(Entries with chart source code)
━━━━━━━━━━━━━━━━

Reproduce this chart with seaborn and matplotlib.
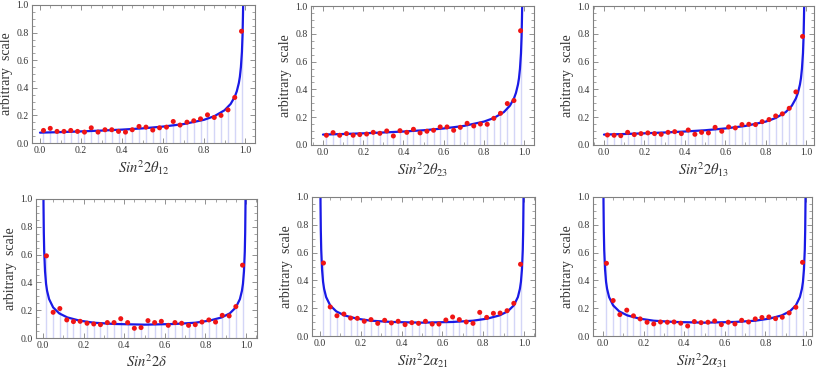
import numpy as np
import pandas as pd
import matplotlib
matplotlib.use("Agg")
import matplotlib.pyplot as plt
import seaborn as sns
from matplotlib.ticker import MultipleLocator, FormatStrFormatter

sns.set_theme(style="ticks")
plt.rcParams.update({
    "font.family": ["Liberation Serif", "DejaVu Serif"],
    "mathtext.fontset": "stix",
})

# ---- data ----
X_BINS = [0.017, 0.05, 0.083, 0.117, 0.15, 0.183, 0.217, 0.25, 0.283, 0.317,
          0.35, 0.383, 0.417, 0.45, 0.483, 0.517, 0.55, 0.583, 0.617, 0.65,
          0.683, 0.717, 0.75, 0.783, 0.817, 0.85, 0.883, 0.917, 0.95, 0.983]

theta12 = [0.091, 0.106, 0.084, 0.084, 0.091, 0.084, 0.079, 0.110, 0.079, 0.096,
           0.096, 0.084, 0.079, 0.096, 0.120, 0.115, 0.094, 0.110, 0.115, 0.156,
           0.130, 0.151, 0.161, 0.175, 0.204, 0.185, 0.200, 0.240, 0.330, 0.810]
theta23 = [0.070, 0.089, 0.070, 0.082, 0.070, 0.075, 0.079, 0.091, 0.084, 0.101,
           0.065, 0.103, 0.091, 0.113, 0.087, 0.099, 0.106, 0.130, 0.130, 0.106,
           0.127, 0.156, 0.137, 0.151, 0.149, 0.192, 0.228, 0.298, 0.320, 0.822]
theta13 = [0.072, 0.070, 0.067, 0.091, 0.075, 0.082, 0.087, 0.082, 0.077, 0.091,
           0.096, 0.082, 0.108, 0.077, 0.091, 0.087, 0.127, 0.099, 0.130, 0.123,
           0.147, 0.149, 0.147, 0.168, 0.183, 0.209, 0.224, 0.264, 0.382, 0.781]
delta = [0.591, 0.185, 0.212, 0.130, 0.118, 0.120, 0.106, 0.101, 0.096, 0.111,
         0.111, 0.139, 0.111, 0.070, 0.075, 0.125, 0.111, 0.120, 0.091, 0.111,
         0.106, 0.091, 0.096, 0.115, 0.130, 0.115, 0.163, 0.159, 0.226, 0.524]
alpha21 = [0.525, 0.209, 0.146, 0.158, 0.129, 0.127, 0.106, 0.118, 0.091, 0.113,
           0.094, 0.106, 0.082, 0.096, 0.091, 0.106, 0.086, 0.086, 0.115, 0.137,
           0.118, 0.101, 0.091, 0.170, 0.134, 0.163, 0.165, 0.182, 0.235, 0.516]
alpha31 = [0.523, 0.255, 0.154, 0.186, 0.145, 0.123, 0.099, 0.087, 0.101, 0.099,
           0.101, 0.092, 0.072, 0.104, 0.096, 0.099, 0.108, 0.082, 0.099, 0.087,
           0.113, 0.101, 0.123, 0.133, 0.137, 0.125, 0.135, 0.166, 0.207, 0.530]

# fitted curves
CURVE_MIX_X = [0.0, 0.1, 0.2, 0.3, 0.4, 0.5, 0.6, 0.7, 0.8, 0.85, 0.9, 0.93,
               0.95, 0.96, 0.97, 0.975, 0.98, 0.985, 0.988, 0.99, 0.992]
CURVE_MIX_Y = [0.075, 0.079, 0.084, 0.090, 0.097, 0.106, 0.119, 0.137, 0.168,
               0.194, 0.237, 0.283, 0.335, 0.375, 0.435, 0.48, 0.55, 0.66,
               0.78, 0.92, 1.08]
CURVE_PHASE_X = [0.0015, 0.0025, 0.004, 0.006, 0.01, 0.015, 0.02, 0.03, 0.05,
                 0.08, 0.12, 0.18, 0.25, 0.35, 0.5, 0.65, 0.75, 0.82, 0.88,
                 0.92, 0.95, 0.97, 0.98, 0.985, 0.99, 0.994, 0.996, 0.9975, 0.9985]
CURVE_PHASE_Y = [1.24, 0.96, 0.76, 0.62, 0.48, 0.39, 0.34, 0.28, 0.22,
                 0.177, 0.148, 0.125, 0.110, 0.101, 0.096, 0.101, 0.110, 0.125,
                 0.148, 0.177, 0.22, 0.28, 0.34, 0.39, 0.48, 0.62, 0.76, 0.96, 1.24]

PANELS = [
    (theta12, r"$Sin^{2}2\theta_{12}$", "mix"),
    (theta23, r"$Sin^{2}2\theta_{23}$", "mix"),
    (theta13, r"$Sin^{2}2\theta_{13}$", "mix"),
    (delta, r"$Sin^{2}2\delta$", "phase"),
    (alpha21, r"$Sin^{2}2\alpha_{21}$", "phase"),
    (alpha31, r"$Sin^{2}2\alpha_{31}$", "phase"),
]

# axes boxes in pixels: left, top, right, bottom
BOXES = [
    (32, 5, 255, 143), (311, 6, 534, 145), (593, 6, 814, 145),
    (36, 199, 257, 338), (312, 197, 535, 336), (593, 197, 812, 336),
]
X0 = [40, 323, 604, 43, 320, 603]   # pixel of x=0
X1 = [245, 524, 806, 246, 524, 806]  # pixel of x=1

W, H = 817, 370
fig = plt.figure(figsize=(W / 100, H / 100), dpi=100)
fig.patch.set_facecolor("white")

FRAME = "#808080"
for (vals, xlabel, kind), (l, t, r, b), p0, p1 in zip(PANELS, BOXES, X0, X1):
    ax = fig.add_axes([l / W, 1 - b / H, (r - l) / W, (b - t) / H])
    scale = p1 - p0
    ax.set_xlim((l - p0) / scale, (r - p0) / scale)
    ax.set_ylim(0, 1)

    df = pd.DataFrame({"x": X_BINS, "y": vals})
    ax.vlines(df["x"], 0, df["y"], color="#d4d6f7", linewidth=1.0, zorder=1)

    if kind == "mix":
        cdf = pd.DataFrame({"x": CURVE_MIX_X, "y": CURVE_MIX_Y})
    else:
        cdf = pd.DataFrame({"x": CURVE_PHASE_X, "y": CURVE_PHASE_Y})
    sns.lineplot(data=cdf, x="x", y="y", color="#1a1ae6", linewidth=1.6,
                 sort=False, ax=ax, zorder=2)
    sns.scatterplot(data=df, x="x", y="y", color="#f01414", s=13,
                    edgecolor="none", ax=ax, zorder=3)

    ax.set_xlabel(xlabel, fontsize=10.5, labelpad=2, color="#333333")
    ax.set_ylabel("arbitrary  scale", fontsize=10, labelpad=2, color="#333333")

    ax.xaxis.set_major_locator(MultipleLocator(0.2))
    ax.xaxis.set_minor_locator(MultipleLocator(0.05))
    ax.yaxis.set_major_locator(MultipleLocator(0.2))
    ax.yaxis.set_minor_locator(MultipleLocator(0.05))
    ax.xaxis.set_major_formatter(FormatStrFormatter("%.1f"))
    ax.yaxis.set_major_formatter(FormatStrFormatter("%.1f"))
    ax.tick_params(which="both", direction="in", top=True, right=True,
                   color=FRAME, labelsize=7, pad=2.5, labelcolor="#333333")
    ax.tick_params(which="major", length=3.5, width=0.6)
    ax.tick_params(which="minor", length=2, width=0.5)
    for sp in ax.spines.values():
        sp.set_color(FRAME)
        sp.set_linewidth(0.8)

fig.savefig("out.png", dpi=100, facecolor="white")
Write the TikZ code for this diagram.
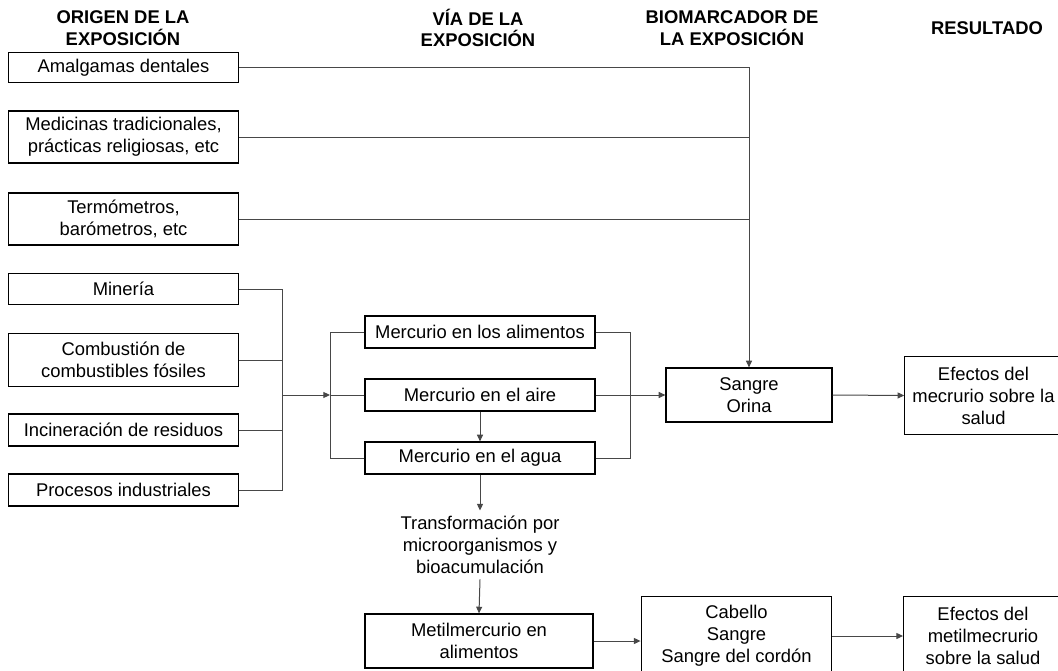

━━━━━━━━━━━━━━━━

PROMPT —
Return to the listing above and set it down exactly, leaving out its pictures.

SOLUTION TO THIS EXERCISE —
Reproduce this chart with seaborn and matplotlib.
import numpy as np
import pandas as pd
import matplotlib
matplotlib.use("Agg")
import matplotlib.pyplot as plt
import seaborn as sns
from matplotlib.ticker import MultipleLocator, FormatStrFormatter

sns.set_theme(style="ticks")
plt.rcParams.update({
    "font.family": ["Liberation Serif", "DejaVu Serif"],
    "mathtext.fontset": "stix",
})

# ---- data ----
X_BINS = [0.017, 0.05, 0.083, 0.117, 0.15, 0.183, 0.217, 0.25, 0.283, 0.317,
          0.35, 0.383, 0.417, 0.45, 0.483, 0.517, 0.55, 0.583, 0.617, 0.65,
          0.683, 0.717, 0.75, 0.783, 0.817, 0.85, 0.883, 0.917, 0.95, 0.983]

theta12 = [0.091, 0.106, 0.084, 0.084, 0.091, 0.084, 0.079, 0.110, 0.079, 0.096,
           0.096, 0.084, 0.079, 0.096, 0.120, 0.115, 0.094, 0.110, 0.115, 0.156,
           0.130, 0.151, 0.161, 0.175, 0.204, 0.185, 0.200, 0.240, 0.330, 0.810]
theta23 = [0.070, 0.089, 0.070, 0.082, 0.070, 0.075, 0.079, 0.091, 0.084, 0.101,
           0.065, 0.103, 0.091, 0.113, 0.087, 0.099, 0.106, 0.130, 0.130, 0.106,
           0.127, 0.156, 0.137, 0.151, 0.149, 0.192, 0.228, 0.298, 0.320, 0.822]
theta13 = [0.072, 0.070, 0.067, 0.091, 0.075, 0.082, 0.087, 0.082, 0.077, 0.091,
           0.096, 0.082, 0.108, 0.077, 0.091, 0.087, 0.127, 0.099, 0.130, 0.123,
           0.147, 0.149, 0.147, 0.168, 0.183, 0.209, 0.224, 0.264, 0.382, 0.781]
delta = [0.591, 0.185, 0.212, 0.130, 0.118, 0.120, 0.106, 0.101, 0.096, 0.111,
         0.111, 0.139, 0.111, 0.070, 0.075, 0.125, 0.111, 0.120, 0.091, 0.111,
         0.106, 0.091, 0.096, 0.115, 0.130, 0.115, 0.163, 0.159, 0.226, 0.524]
alpha21 = [0.525, 0.209, 0.146, 0.158, 0.129, 0.127, 0.106, 0.118, 0.091, 0.113,
           0.094, 0.106, 0.082, 0.096, 0.091, 0.106, 0.086, 0.086, 0.115, 0.137,
           0.118, 0.101, 0.091, 0.170, 0.134, 0.163, 0.165, 0.182, 0.235, 0.516]
alpha31 = [0.523, 0.255, 0.154, 0.186, 0.145, 0.123, 0.099, 0.087, 0.101, 0.099,
           0.101, 0.092, 0.072, 0.104, 0.096, 0.099, 0.108, 0.082, 0.099, 0.087,
           0.113, 0.101, 0.123, 0.133, 0.137, 0.125, 0.135, 0.166, 0.207, 0.530]

# fitted curves
CURVE_MIX_X = [0.0, 0.1, 0.2, 0.3, 0.4, 0.5, 0.6, 0.7, 0.8, 0.85, 0.9, 0.93,
               0.95, 0.96, 0.97, 0.975, 0.98, 0.985, 0.988, 0.99, 0.992]
CURVE_MIX_Y = [0.075, 0.079, 0.084, 0.090, 0.097, 0.106, 0.119, 0.137, 0.168,
               0.194, 0.237, 0.283, 0.335, 0.375, 0.435, 0.48, 0.55, 0.66,
               0.78, 0.92, 1.08]
CURVE_PHASE_X = [0.0015, 0.0025, 0.004, 0.006, 0.01, 0.015, 0.02, 0.03, 0.05,
                 0.08, 0.12, 0.18, 0.25, 0.35, 0.5, 0.65, 0.75, 0.82, 0.88,
                 0.92, 0.95, 0.97, 0.98, 0.985, 0.99, 0.994, 0.996, 0.9975, 0.9985]
CURVE_PHASE_Y = [1.24, 0.96, 0.76, 0.62, 0.48, 0.39, 0.34, 0.28, 0.22,
                 0.177, 0.148, 0.125, 0.110, 0.101, 0.096, 0.101, 0.110, 0.125,
                 0.148, 0.177, 0.22, 0.28, 0.34, 0.39, 0.48, 0.62, 0.76, 0.96, 1.24]

PANELS = [
    (theta12, r"$Sin^{2}2\theta_{12}$", "mix"),
    (theta23, r"$Sin^{2}2\theta_{23}$", "mix"),
    (theta13, r"$Sin^{2}2\theta_{13}$", "mix"),
    (delta, r"$Sin^{2}2\delta$", "phase"),
    (alpha21, r"$Sin^{2}2\alpha_{21}$", "phase"),
    (alpha31, r"$Sin^{2}2\alpha_{31}$", "phase"),
]

# axes boxes in pixels: left, top, right, bottom
BOXES = [
    (32, 5, 255, 143), (311, 6, 534, 145), (593, 6, 814, 145),
    (36, 199, 257, 338), (312, 197, 535, 336), (593, 197, 812, 336),
]
X0 = [40, 323, 604, 43, 320, 603]   # pixel of x=0
X1 = [245, 524, 806, 246, 524, 806]  # pixel of x=1

W, H = 817, 370
fig = plt.figure(figsize=(W / 100, H / 100), dpi=100)
fig.patch.set_facecolor("white")

FRAME = "#808080"
for (vals, xlabel, kind), (l, t, r, b), p0, p1 in zip(PANELS, BOXES, X0, X1):
    ax = fig.add_axes([l / W, 1 - b / H, (r - l) / W, (b - t) / H])
    scale = p1 - p0
    ax.set_xlim((l - p0) / scale, (r - p0) / scale)
    ax.set_ylim(0, 1)

    df = pd.DataFrame({"x": X_BINS, "y": vals})
    ax.vlines(df["x"], 0, df["y"], color="#d4d6f7", linewidth=1.0, zorder=1)

    if kind == "mix":
        cdf = pd.DataFrame({"x": CURVE_MIX_X, "y": CURVE_MIX_Y})
    else:
        cdf = pd.DataFrame({"x": CURVE_PHASE_X, "y": CURVE_PHASE_Y})
    sns.lineplot(data=cdf, x="x", y="y", color="#1a1ae6", linewidth=1.6,
                 sort=False, ax=ax, zorder=2)
    sns.scatterplot(data=df, x="x", y="y", color="#f01414", s=13,
                    edgecolor="none", ax=ax, zorder=3)

    ax.set_xlabel(xlabel, fontsize=10.5, labelpad=2, color="#333333")
    ax.set_ylabel("arbitrary  scale", fontsize=10, labelpad=2, color="#333333")

    ax.xaxis.set_major_locator(MultipleLocator(0.2))
    ax.xaxis.set_minor_locator(MultipleLocator(0.05))
    ax.yaxis.set_major_locator(MultipleLocator(0.2))
    ax.yaxis.set_minor_locator(MultipleLocator(0.05))
    ax.xaxis.set_major_formatter(FormatStrFormatter("%.1f"))
    ax.yaxis.set_major_formatter(FormatStrFormatter("%.1f"))
    ax.tick_params(which="both", direction="in", top=True, right=True,
                   color=FRAME, labelsize=7, pad=2.5, labelcolor="#333333")
    ax.tick_params(which="major", length=3.5, width=0.6)
    ax.tick_params(which="minor", length=2, width=0.5)
    for sp in ax.spines.values():
        sp.set_color(FRAME)
        sp.set_linewidth(0.8)

fig.savefig("out.png", dpi=100, facecolor="white")
Write the TikZ code for this diagram.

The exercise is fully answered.